From the EU perspective, hard Brexit is also child’s play compared to Eurozone breakup. Had Greece plunged out of the Eurozone, widespread public and private sector default would have ensued. Germany and other northern European countries would have had to write down massive debts, requiring a huge taxpayer-financed recapitalization of their banks. Greece’s leaving would have also raised the risk of other countries departing, imposing even more astronomical costs on creditor countries. The unravelling of the Eurozone was an anathema to debtor and creditor alike. It was to be avoided at all costs.

The same is not true for Brexit, even a hard variant. Losses will ensue, but they are a fraction of what would have occurred in a Eurozone breakup.

Brexit also differs in its political and historical dimensions. No matter how aggrieved Greeks, Italians, Spaniards or Portuguese felt about heavy-handed German demands during the Eurozone crisis, they shared a common history, one that holds Europe together in ways unfamiliar to British thinking. Two thousand years of European civil war has tempered continental views on the ultimate legitimacy of national sovereignty. Many of today’s citizens of Greece, Spain and Portugal also have first-hand recall of how the EU offered them a path from postwar dictatorship to democracy.

Britain’s proud heritage of democracy and defender of freedom—separate from Europe—makes Brexit discussions, which at root are about sovereignty, fundamentally different. The Eurozone crisis posed existential threats to European livelihoods and ideals in ways that Brexit does not, for either Europe or Britain. If anything, Brexit manifests the cultural, historical and identity gaps between Britain and Europe.

Returning to game theory, the Eurozone crisis was a profound prisoner’s dilemma. If either side failed to coordinate, the result would be disastrous for both. Compromise was therefore the logical and highly likely outcome, even if the terms were asymmetric and imposed massive economic costs on the ‘periphery’.

In Brexit, trade-offs for both sides are more difficult to judge. The economics may be clear, but the perceived losses fall far short of what is required to readily accept other costs, such as loss of sovereignty. In the absence of extreme outcomes, few societies make decisions based solely,  or even primarily, on economists’ estimates or forecasts.

Rather, other questions become more relevant.

What price is a British government and its citizens willing to pay to (re)-claim sovereignty? What are the costs the EU is willing to accept to avoid compromising principles that it demands of its own members to participate in the world’s largest free trade zone? What risk is the EU willing to take that other recalcitrant members might follow the UK out, if the costs of exit are low?

Put differently, Brexit is less a prisoner’s dilemma than a game of dare, where each side challenges the other to a race to the cliff’s edge, knowing that an icy river (but not certain death) lies below.
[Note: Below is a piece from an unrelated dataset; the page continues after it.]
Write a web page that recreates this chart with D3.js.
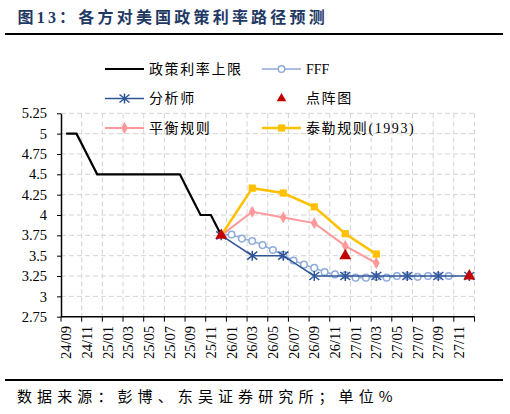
<!DOCTYPE html>
<html>
<head>
<meta charset="utf-8">
<script src="https://cdn.jsdelivr.net/npm/d3@7"></script>
<style>
  body { margin: 0; background: #fff; }
  svg { display: block; }
</style>
</head>
<body>
<div id="chart"></div>
<script>
// months on the category axis
const months = ["24/09","24/10","24/11","24/12","25/01","25/02","25/03","25/04","25/05","25/06",
  "25/07","25/08","25/09","25/10","25/11","25/12","26/01","26/02","26/03","26/04",
  "26/05","26/06","26/07","26/08","26/09","26/10","26/11","26/12","27/01","27/02",
  "27/03","27/04","27/05","27/06","27/07","27/08","27/09","27/10","27/11","27/12"];
const tickLabels = ["24/09","24/11","25/01","25/03","25/05","25/07","25/09","25/11","26/01","26/03",
  "26/05","26/07","26/09","26/11","27/01","27/03","27/05","27/07","27/09","27/11"];
const yTicks = [2.75, 3, 3.25, 3.5, 3.75, 4, 4.25, 4.5, 4.75, 5, 5.25];

// series: [month, value]
const policyRate = [["24/09",5],["24/10",5],["24/11",4.75],["24/12",4.5],["25/01",4.5],["25/02",4.5],
  ["25/03",4.5],["25/04",4.5],["25/05",4.5],["25/06",4.5],["25/07",4.5],["25/08",4.5],
  ["25/09",4.25],["25/10",4],["25/11",4],["25/12",3.75]];
const fff = [["25/12",3.75],["26/01",3.76],["26/02",3.71],["26/03",3.68],["26/04",3.63],["26/05",3.57],
  ["26/06",3.51],["26/07",3.44],["26/08",3.39],["26/09",3.35],["26/10",3.30],["26/11",3.27],
  ["26/12",3.26],["27/01",3.23],["27/02",3.23],["27/03",3.24],["27/04",3.23],["27/05",3.25],
  ["27/06",3.25],["27/07",3.24],["27/08",3.25],["27/09",3.25],["27/10",3.25]];
const analyst = [["25/12",3.75],["26/03",3.5],["26/06",3.5],["26/09",3.25],["26/12",3.25],
  ["27/03",3.25],["27/06",3.25],["27/09",3.25],["27/12",3.25]];
const dotPlot = [["25/12",3.75],["26/12",3.5],["27/12",3.25]];
const balanced = [["25/12",3.75],["26/03",4.04],["26/06",3.97],["26/09",3.90],["26/12",3.62],["27/03",3.41]];
const taylor = [["25/12",3.75],["26/03",4.33],["26/06",4.27],["26/09",4.10],["26/12",3.77],["27/03",3.52]];

const W = 510, H = 414;
const cjk = "'Noto Sans CJK SC', sans-serif";
const serif = "'Liberation Serif', 'Times New Roman', serif";

const svg = d3.select("#chart").append("svg")
    .attr("width", W)
    .attr("height", H);

// title
svg.append("text")
    .attr("x", 17.5).attr("y", 22.5)
    .style("font-family", serif + ", " + cjk)
    .style("font-size", "16px")
    .style("font-weight", "bold")
    .style("letter-spacing", "3.2px")
    .style("fill", "#1f3864")
    .text("图13：各方对美国政策利率路径预测");

svg.append("line").attr("x1", 5).attr("x2", 503).attr("y1", 34).attr("y2", 34)
    .attr("stroke", "#000").attr("stroke-width", 2);
svg.append("line").attr("x1", 5).attr("x2", 503).attr("y1", 380).attr("y2", 380)
    .attr("stroke", "#000").attr("stroke-width", 2);

svg.append("text")
    .attr("x", 17).attr("y", 402)
    .style("font-family", cjk)
    .style("font-size", "15px")
    .style("letter-spacing", "5.1px")
    .style("fill", "#000")
    .text("数据来源：彭博、东吴证券研究所；单位%");

// scales
const x = d3.scaleBand().domain(months).range([61, 474.5]).padding(0);
const y = d3.scaleLinear().domain([2.75, 5.25]).range([316.7, 113.3]);
const cx = m => x(m) + x.bandwidth() / 2;

// grid
const boundaries = d3.range(0, months.length + 1, 2).map(i => 61 + i * x.bandwidth());
svg.append("g").selectAll("line")
    .data(boundaries.slice(1))
    .join("line")
    .attr("x1", d => d).attr("x2", d => d)
    .attr("y1", y(5.25)).attr("y2", y(2.75))
    .attr("stroke", "#d4d4d4").attr("stroke-dasharray", "5,3");
svg.append("g").selectAll("line")
    .data(yTicks.slice(1))
    .join("line")
    .attr("x1", 61).attr("x2", 474.5)
    .attr("y1", d => y(d)).attr("y2", d => y(d))
    .attr("stroke", "#d4d4d4").attr("stroke-dasharray", "5,3");

// y axis
const yAxis = svg.append("g")
    .attr("transform", "translate(61,0)")
    .call(d3.axisLeft(y).tickValues(yTicks).tickSize(4).tickSizeOuter(0).tickPadding(10)
        .tickFormat(d => d3.format("")(d)));
yAxis.select(".domain").attr("stroke", "#000").attr("stroke-width", 1.5);
yAxis.selectAll("line").attr("stroke", "#000");
yAxis.selectAll("text")
    .style("font-family", serif).style("font-size", "14.5px").style("fill", "#000");

// x axis
svg.append("line").attr("x1", 61).attr("x2", 474.5)
    .attr("y1", y(2.75)).attr("y2", y(2.75))
    .attr("stroke", "#000").attr("stroke-width", 1.5);
svg.append("g").selectAll("line")
    .data(boundaries)
    .join("line")
    .attr("x1", d => d).attr("x2", d => d)
    .attr("y1", y(2.75)).attr("y2", y(2.75) + 5)
    .attr("stroke", "#000");
svg.append("g").selectAll("text")
    .data(tickLabels)
    .join("text")
    .attr("transform", d => `translate(${cx(d)},326) rotate(-90)`)
    .attr("text-anchor", "end")
    .attr("dy", "0.35em")
    .style("font-family", serif).style("font-size", "14.5px").style("fill", "#000")
    .text(d => d);

// lines
const line = d3.line().x(d => cx(d[0])).y(d => y(d[1]));

function asteriskPath(r) {
  return `M0,${-r}L0,${r}M${-r},${-r * 0.8}L${r},${r * 0.8}M${-r},${r * 0.8}L${r},${-r * 0.8}`;
}

svg.append("path").datum(policyRate).attr("d", line)
    .attr("fill", "none").attr("stroke", "#000").attr("stroke-width", 2.2);

// FFF
svg.append("path").datum(fff).attr("d", line)
    .attr("fill", "none").attr("stroke", "#8eaadb").attr("stroke-width", 1.5);
svg.append("g").selectAll("circle")
    .data(fff.slice(1))
    .join("circle")
    .attr("cx", d => cx(d[0])).attr("cy", d => y(d[1])).attr("r", 3.3)
    .attr("fill", "#fff").attr("stroke", "#8eaadb").attr("stroke-width", 1.5);

// analyst
svg.append("path").datum(analyst).attr("d", line)
    .attr("fill", "none").attr("stroke", "#2f5597").attr("stroke-width", 1.6);
svg.append("g").selectAll("path")
    .data(analyst)
    .join("path")
    .attr("transform", d => `translate(${cx(d[0])},${y(d[1])})`)
    .attr("d", asteriskPath(5))
    .attr("stroke", "#2f5597").attr("stroke-width", 1.5).attr("fill", "none");

// balanced rule
svg.append("path").datum(balanced).attr("d", line)
    .attr("fill", "none").attr("stroke", "#ff9999").attr("stroke-width", 2);
svg.append("g").selectAll("path")
    .data(balanced.slice(1))
    .join("path")
    .attr("transform", d => `translate(${cx(d[0])},${y(d[1])})`)
    .attr("d", d3.symbol(d3.symbolDiamond, 40)())
    .attr("fill", "#ff9999");

// Taylor rule
svg.append("path").datum(taylor).attr("d", line)
    .attr("fill", "none").attr("stroke", "#ffc000").attr("stroke-width", 2.6);
svg.append("g").selectAll("rect")
    .data(taylor.slice(1))
    .join("rect")
    .attr("x", d => cx(d[0]) - 3.6).attr("y", d => y(d[1]) - 3.6)
    .attr("width", 7.2).attr("height", 7.2)
    .attr("fill", "#ffc000");

// dot plot
svg.append("g").selectAll("path")
    .data(dotPlot)
    .join("path")
    .attr("transform", d => `translate(${cx(d[0])},${y(d[1])})`)
    .attr("d", d3.symbol(d3.symbolTriangle, 62)())
    .attr("fill", "#c00000");

// legend
const legendItems = [
  { name: "政策利率上限", col: 0, row: 0, color: "#000", w: 2.2, marker: null },
  { name: "FFF", col: 1, row: 0, color: "#8eaadb", w: 1.5, marker: "circle" },
  { name: "分析师", col: 0, row: 1, color: "#2f5597", w: 1.6, marker: "asterisk" },
  { name: "点阵图", col: 1, row: 1, color: "#c00000", w: 0, marker: "triangle" },
  { name: "平衡规则", col: 0, row: 2, color: "#ff9999", w: 2, marker: "diamond" },
  { name: "泰勒规则(1993)", col: 1, row: 2, color: "#ffc000", w: 2.6, marker: "square" }
];
const colX = [105, 262], rowY = [69, 98.5, 128];

const lg = svg.append("g").selectAll("g")
    .data(legendItems)
    .join("g")
    .attr("transform", d => `translate(${colX[d.col]},${rowY[d.row]})`);

lg.filter(d => d.w > 0).append("line")
    .attr("x1", 0).attr("x2", 39).attr("y1", 0).attr("y2", 0)
    .attr("stroke", d => d.color).attr("stroke-width", d => d.w);

lg.each(function (d) {
  const g = d3.select(this);
  if (d.marker === "circle") {
    g.append("circle").attr("cx", 19.5).attr("cy", 0).attr("r", 3.3)
        .attr("fill", "#fff").attr("stroke", d.color).attr("stroke-width", 1.5);
  } else if (d.marker === "asterisk") {
    g.append("path").attr("transform", "translate(19.5,0)").attr("d", asteriskPath(5))
        .attr("stroke", d.color).attr("stroke-width", 1.5).attr("fill", "none");
  } else if (d.marker === "triangle") {
    g.append("path").attr("transform", "translate(19.5,0)")
        .attr("d", d3.symbol(d3.symbolTriangle, 40)()).attr("fill", d.color);
  } else if (d.marker === "diamond") {
    g.append("path").attr("transform", "translate(19.5,0)")
        .attr("d", d3.symbol(d3.symbolDiamond, 40)()).attr("fill", d.color);
  } else if (d.marker === "square") {
    g.append("rect").attr("x", 16).attr("y", -3.6).attr("width", 7.2).attr("height", 7.2)
        .attr("fill", d.color);
  }
});

lg.append("text")
    .attr("x", 44)
    .attr("dy", "0.35em")
    .style("font-family", serif + ", " + cjk)
    .style("font-size", "14px")
    .style("letter-spacing", d => /^[A-Z]+$/.test(d.name) ? "0px" : "1.6px")
    .style("fill", "#000")
    .text(d => d.name);
</script>
</body>
</html>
Lastly, what are investors to make of this?

In the Eurozone crisis, markets were roiled by last-minute negotiating brinksmanship. In hindsight, it is easy to see the markets’ reactions as expressing fears of a low probability, yet calamitous, outcome. In contrast, ahead of the final, year-end Brexit deadline, markets are relatively calm. It is difficult to say whether investor passivity reflects belief that one side will capitulate, or anticipation that only modest economic and financial dislocations will ensue in the event no agreement is reached.

But holding those two beliefs simultaneously is incongruous. A breakthrough, sadly, is only likely if at least one side fears the consequences of failure. That’s the fulcrum of the Brexit game.

Today’s market passivity, therefore, stretches credibility. We should not be surprised if the pound comes under pressure in global foreign exchange markets before year end.